A Napoleonic approach to brands
There was much amusement this week after a blogger Philip Howard (the author of a genteel account of life on a North Carolina island) noted that his e-reader – Barnes and Noble's popular own-brand Nook – had replace Leo Tolstoy's various mention of the word "kindled" in War and Peace to "Nookd" as a riposte to its Amazonian rival, the Kindle.
The error was a mistake by the manufacturers, obviously. But it points to an interesting juncture where corporations try to get users to make their products verbs – ie, "let me google that".

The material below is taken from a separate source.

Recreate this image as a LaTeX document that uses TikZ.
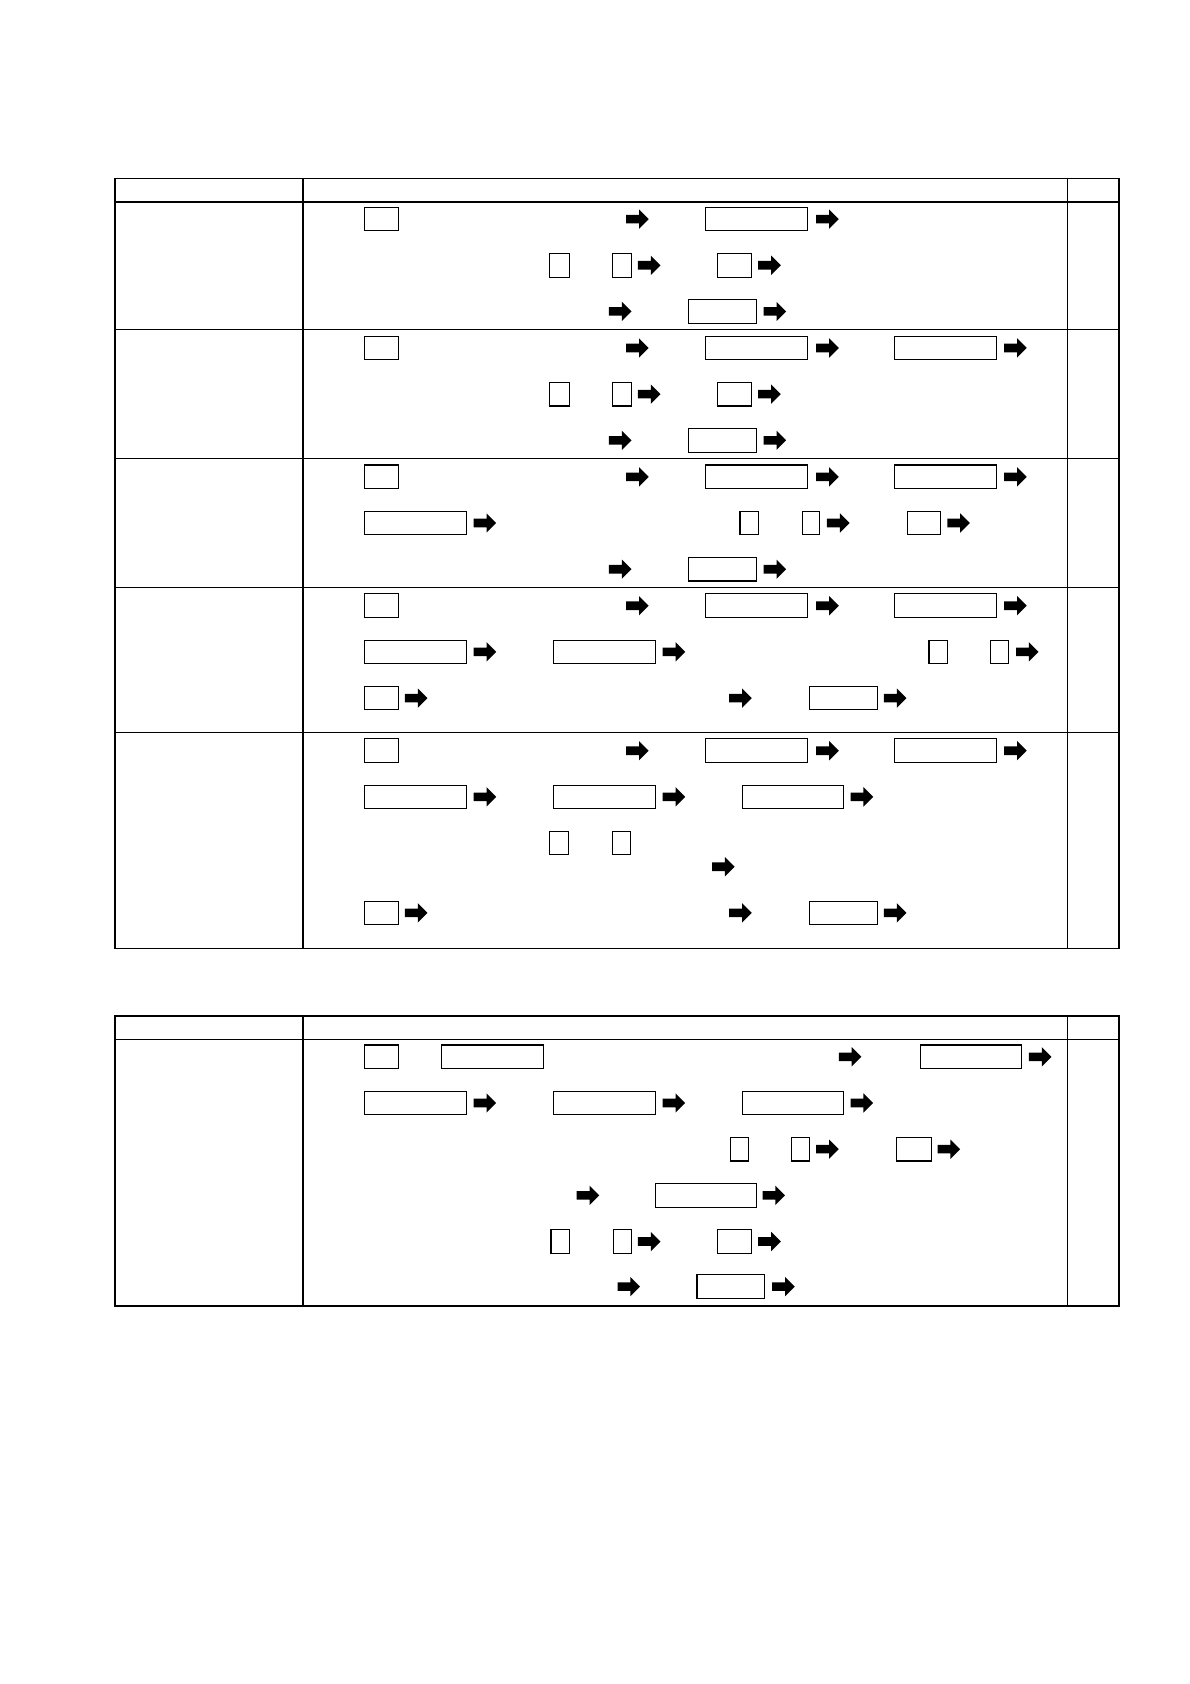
\documentclass[tikz,border=0pt]{standalone}
\usepackage{tikz}
\tikzset{
  rule/.style={line width=0.75pt},
  fld/.style={line width=0.55pt},
}
% blank field: left x, right x, row y
\newcommand{\fld}[3]{\draw[fld] (#1,#3-11) rectangle (#2,#3+11);}
% block arrow: left x, row y
\newcommand{\blkarr}[2]{\fill (#1,#2-4) -- ++(12,0) -- ++(0,-5) -- ++(9,9) -- ++(-9,9) -- ++(0,-5) -- ++(-12,0) -- cycle;}

\begin{document}
\begin{tikzpicture}[x=0.537pt,y=-0.537pt]
\useasboundingbox (0,0) rectangle (1108,1568);
% upper table
\draw[rule] (107,166) rectangle (1042,883);
\foreach \y in {188,307,427,547,682} \draw[rule] (107,\y)--(1042,\y);
\draw[rule] (282,166)--(282,883);
\draw[fld] (994,166)--(994,883);
% first line of every section
\fld{339}{371}{204} \blkarr{583}{204} \fld{657}{752}{204} \blkarr{760}{204}
\foreach \y in {324,444,564,699}{
  \fld{339}{371}{\y} \blkarr{583}{\y} \fld{657}{752}{\y} \blkarr{760}{\y}
  \fld{833}{928}{\y} \blkarr{935}{\y}
}
% sections 1 and 2
\foreach \y in {247,367}{
  \fld{512}{530}{\y} \fld{570}{588}{\y} \blkarr{594}{\y} \fld{668}{700}{\y} \blkarr{706}{\y}
}
\foreach \y in {290,410,530}{
  \blkarr{567}{\y} \fld{641}{704}{\y} \blkarr{711}{\y}
}
% section 3
\fld{339}{434}{487} \blkarr{441}{487}
\fld{689}{706}{487} \fld{747}{763}{487} \blkarr{770}{487} \fld{845}{876}{487} \blkarr{882}{487}
% section 4
\fld{339}{434}{607} \blkarr{441}{607} \fld{515}{610}{607} \blkarr{617}{607}
\fld{865}{882}{607} \fld{922}{939}{607} \blkarr{946}{607}
% section 5
\fld{339}{434}{742} \blkarr{441}{742} \fld{515}{610}{742} \blkarr{617}{742}
\fld{691}{785}{742} \blkarr{792}{742}
\fld{512}{529}{785} \fld{570}{587}{785}
\blkarr{663}{807}
\foreach \y in {650,850}{
  \fld{339}{371}{\y} \blkarr{377}{\y} \blkarr{679}{\y} \fld{754}{817}{\y} \blkarr{823}{\y}
}
% lower table
\draw[rule] (107,946) rectangle (1042,1216);
\draw[rule] (107,968)--(1042,968);
\draw[rule] (282,946)--(282,1216);
\draw[fld] (994,946)--(994,1216);
\fld{339}{371}{984} \fld{411}{506}{984} \blkarr{781}{984} \fld{857}{951}{984} \blkarr{958}{984}
\fld{339}{434}{1027} \blkarr{441}{1027} \fld{515}{610}{1027} \blkarr{617}{1027}
\fld{691}{785}{1027} \blkarr{792}{1027}
\fld{680}{697}{1070} \fld{737}{754}{1070} \blkarr{760}{1070} \fld{835}{867}{1070} \blkarr{873}{1070}
\blkarr{537}{1113} \fld{610}{704}{1113} \blkarr{710}{1113}
\fld{513}{530}{1156} \fld{571}{588}{1156} \blkarr{594}{1156} \fld{668}{700}{1156} \blkarr{706}{1156}
\blkarr{575}{1198} \fld{649}{712}{1198} \blkarr{719}{1198}
\end{tikzpicture}
\end{document}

Indeed, the recent TV remake of Hawaii Five-0 may never recover from one its characters proclaiming: "Don't believe me? Bing it!" But owning a verb can be dangerous ground. As The Independent's Rhodri Marsden wrote last year (ind.pn/genbrands), if a brand name became generic – if we referred to having read an e-book as having "Nookd" it– the branding could potentially lose all its value. Which is why Larry and Sergey rarely "google" anything. And not only that, it might ruin one of the greatest pieces of 19th-century literature.
Bring out your dead... sports shoes
If you're anything like me, the bottom of your wardrobe is likely filled with old trainers that are too healthy to bin, but too knackered to wear outside.
Not many retailers offer a chance to return worn old goods, but sportswear brand Puma has recently added "Bring Me Back" bins into its stores so it can recycle and repurpose old pairs of King football boots and whatnot. (Other clothing brands are also accepted). Of course many local councils will gladly recycle old clothes, but if the cool of a global brand encourages more people to do it it's no bad thing.
Indeed, Puma has quite decent form for its environmental work. In 2010, it became one of the first companies to put a monetary value on its environmental impact and list it on an environmental profit and loss sheet.